All the British officials interviewed agreed that the agenda and the programming of the summit has been excessively elaborate in the past (a view shared by the US). The British take the view that Heads should only deal with subjects they need to discuss - to break deadlocks, cut knots, agree in principle, and exchange views on the subjects uppermost in their minds in a genuine and personal manner. The summits are not an institutionalised process with frequent meetings and are therefore inappropriate for making decisions. Consequently the agenda should be short and not over-prepared enabling the Heads to address the issues they choose. The ongoing process of consultation can then be left to finance, foreign and other ministers in their respective G7 networks and in other and wider fora.

There was a strong view amongst officials interviewed in Britain that, in addition to less documentation overall, there should be less prefabrication of the final declarations - which should be shorter and actually reflect what was discussed. At Tokyo the UK argued that in future summits there should be no communiqué, but instead conclusions from the chairman, which would accordingly not need to be agreed textually word for word.

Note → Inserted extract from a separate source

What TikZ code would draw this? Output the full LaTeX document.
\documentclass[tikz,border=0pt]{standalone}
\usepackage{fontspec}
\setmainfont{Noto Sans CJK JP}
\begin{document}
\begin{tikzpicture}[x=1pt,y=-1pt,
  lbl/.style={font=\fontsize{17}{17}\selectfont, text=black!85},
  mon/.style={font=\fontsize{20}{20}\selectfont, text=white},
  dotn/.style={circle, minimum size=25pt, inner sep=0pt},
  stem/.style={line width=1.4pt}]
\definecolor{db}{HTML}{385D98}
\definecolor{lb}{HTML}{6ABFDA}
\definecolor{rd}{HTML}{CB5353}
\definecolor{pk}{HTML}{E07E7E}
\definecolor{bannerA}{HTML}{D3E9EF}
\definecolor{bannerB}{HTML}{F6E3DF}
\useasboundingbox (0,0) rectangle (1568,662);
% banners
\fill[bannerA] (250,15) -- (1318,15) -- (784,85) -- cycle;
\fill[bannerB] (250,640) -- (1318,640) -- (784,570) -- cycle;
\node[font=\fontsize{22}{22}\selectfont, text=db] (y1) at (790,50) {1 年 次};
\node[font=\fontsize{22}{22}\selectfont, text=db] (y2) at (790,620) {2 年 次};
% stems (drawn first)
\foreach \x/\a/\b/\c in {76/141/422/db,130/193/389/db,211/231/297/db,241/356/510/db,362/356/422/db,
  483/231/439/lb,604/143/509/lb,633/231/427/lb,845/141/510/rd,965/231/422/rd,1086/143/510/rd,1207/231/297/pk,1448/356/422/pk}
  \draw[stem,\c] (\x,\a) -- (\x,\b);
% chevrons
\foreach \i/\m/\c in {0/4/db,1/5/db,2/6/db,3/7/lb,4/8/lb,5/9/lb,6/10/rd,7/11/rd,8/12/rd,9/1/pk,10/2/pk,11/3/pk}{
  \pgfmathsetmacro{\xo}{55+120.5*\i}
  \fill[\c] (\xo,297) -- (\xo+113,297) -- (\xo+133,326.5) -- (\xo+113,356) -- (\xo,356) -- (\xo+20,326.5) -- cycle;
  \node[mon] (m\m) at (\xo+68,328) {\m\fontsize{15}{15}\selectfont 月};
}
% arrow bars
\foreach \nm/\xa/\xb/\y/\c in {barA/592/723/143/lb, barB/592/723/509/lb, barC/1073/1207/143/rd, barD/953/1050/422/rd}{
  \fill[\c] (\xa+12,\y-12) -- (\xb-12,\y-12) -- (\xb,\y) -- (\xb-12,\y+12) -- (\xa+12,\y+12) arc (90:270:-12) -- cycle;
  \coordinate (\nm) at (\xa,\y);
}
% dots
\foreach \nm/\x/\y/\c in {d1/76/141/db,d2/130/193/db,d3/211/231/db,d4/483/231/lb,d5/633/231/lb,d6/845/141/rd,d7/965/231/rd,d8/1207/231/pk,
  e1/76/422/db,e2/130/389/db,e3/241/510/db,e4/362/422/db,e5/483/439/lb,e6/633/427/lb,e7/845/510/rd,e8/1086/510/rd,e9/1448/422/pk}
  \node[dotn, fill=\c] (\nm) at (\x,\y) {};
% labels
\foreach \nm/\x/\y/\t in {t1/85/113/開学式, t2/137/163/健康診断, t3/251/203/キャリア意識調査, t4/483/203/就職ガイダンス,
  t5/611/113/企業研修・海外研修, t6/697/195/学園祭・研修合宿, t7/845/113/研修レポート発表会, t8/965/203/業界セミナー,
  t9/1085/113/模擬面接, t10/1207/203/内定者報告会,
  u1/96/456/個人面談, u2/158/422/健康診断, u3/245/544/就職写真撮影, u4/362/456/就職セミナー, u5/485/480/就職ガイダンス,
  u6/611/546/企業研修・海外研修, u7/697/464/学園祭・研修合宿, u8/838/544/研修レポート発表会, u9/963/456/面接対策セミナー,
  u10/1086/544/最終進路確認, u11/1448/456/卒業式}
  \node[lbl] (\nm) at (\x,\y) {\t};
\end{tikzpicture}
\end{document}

The environment section of the Tokyo Economic Declaration contained a paragraph that was, according to British officials, a classic example of how not to do it:

Britain wanted simply a statement of commitment to the UNCED undertakings, which had featured prominently at Munich and which should not simply be dropped in 1993 with follow-up action still to be implemented; Japan, however, wanted some reference to technology, Canada to fish stocks, Germany to forests, France to desertification - all issues the Heads had not discussed and for which there was no prior commitment. In the British view this tokenism by communiqué undercuts the impact of the summits and decreases their credibility.

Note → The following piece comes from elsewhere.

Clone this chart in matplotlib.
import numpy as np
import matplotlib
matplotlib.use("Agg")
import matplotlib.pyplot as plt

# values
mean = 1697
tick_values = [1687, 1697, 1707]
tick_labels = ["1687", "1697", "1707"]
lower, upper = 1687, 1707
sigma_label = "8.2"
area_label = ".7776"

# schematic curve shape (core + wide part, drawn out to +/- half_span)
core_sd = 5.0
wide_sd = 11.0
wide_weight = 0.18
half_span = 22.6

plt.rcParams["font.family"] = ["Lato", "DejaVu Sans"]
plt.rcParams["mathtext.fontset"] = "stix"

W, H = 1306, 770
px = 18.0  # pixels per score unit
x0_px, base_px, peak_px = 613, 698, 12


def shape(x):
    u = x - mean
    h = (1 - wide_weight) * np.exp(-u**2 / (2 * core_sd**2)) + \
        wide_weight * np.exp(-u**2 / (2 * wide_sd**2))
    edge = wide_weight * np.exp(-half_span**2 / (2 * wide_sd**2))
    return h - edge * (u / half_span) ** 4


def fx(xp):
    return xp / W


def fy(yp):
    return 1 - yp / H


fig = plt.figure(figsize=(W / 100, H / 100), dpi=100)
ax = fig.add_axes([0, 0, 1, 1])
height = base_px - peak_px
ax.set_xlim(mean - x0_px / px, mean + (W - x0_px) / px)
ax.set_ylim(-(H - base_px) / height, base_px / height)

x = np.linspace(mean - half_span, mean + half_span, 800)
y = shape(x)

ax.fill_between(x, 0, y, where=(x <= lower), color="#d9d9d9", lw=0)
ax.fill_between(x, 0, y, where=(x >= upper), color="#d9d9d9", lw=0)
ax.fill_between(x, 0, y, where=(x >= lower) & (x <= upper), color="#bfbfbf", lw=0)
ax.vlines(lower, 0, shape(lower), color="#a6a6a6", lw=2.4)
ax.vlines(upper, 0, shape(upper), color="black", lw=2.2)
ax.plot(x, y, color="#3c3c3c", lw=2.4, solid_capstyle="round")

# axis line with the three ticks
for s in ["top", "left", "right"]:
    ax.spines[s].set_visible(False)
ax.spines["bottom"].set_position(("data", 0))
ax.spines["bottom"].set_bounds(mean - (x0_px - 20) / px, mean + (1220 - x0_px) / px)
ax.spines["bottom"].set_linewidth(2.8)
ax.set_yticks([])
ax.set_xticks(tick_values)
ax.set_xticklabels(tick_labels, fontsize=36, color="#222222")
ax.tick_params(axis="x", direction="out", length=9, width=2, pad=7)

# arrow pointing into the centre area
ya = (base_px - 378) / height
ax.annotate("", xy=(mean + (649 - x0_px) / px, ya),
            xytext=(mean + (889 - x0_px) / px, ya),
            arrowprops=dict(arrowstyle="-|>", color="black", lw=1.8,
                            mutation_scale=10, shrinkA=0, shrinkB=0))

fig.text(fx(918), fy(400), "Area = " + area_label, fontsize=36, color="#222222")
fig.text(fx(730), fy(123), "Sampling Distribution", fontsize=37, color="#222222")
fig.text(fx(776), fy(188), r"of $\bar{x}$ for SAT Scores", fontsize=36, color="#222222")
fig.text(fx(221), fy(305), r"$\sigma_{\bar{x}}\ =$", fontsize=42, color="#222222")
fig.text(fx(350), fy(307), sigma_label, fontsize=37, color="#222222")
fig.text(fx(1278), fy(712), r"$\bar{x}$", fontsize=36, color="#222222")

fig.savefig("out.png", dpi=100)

Even so, there are some encouraging trends: the communiqué at Houston was the largest so far - communiqués have got progressively shorter since. Shorter final communiqués would also ease the problem of approval and implementation - the Munich communiqués took three days to clear round Whitehall. The British participants are of the firm opinion that the final declaration should be shorter, should integrate political and economic issues and should genuinely focus on the topics discussed. Spending time on redrafting the thematic paper, as occurred at Munich, is a waste of time and effort. The thematic paper was originally not supposed to be discussed: at Munich there was some support for publishing that part of the thematic paper dealing with Russia, but the UK opposed this since it had merely been a preparation for the discussions of the Heads themselves and was the work of bureaucrats. They derive some encouragement from the decision at Tokyo to move directly from the initial thematic paper to the draft declaration without trying to refine the former -- since the paper was intended for the information of the Heads rather than a quarry for the communiqué.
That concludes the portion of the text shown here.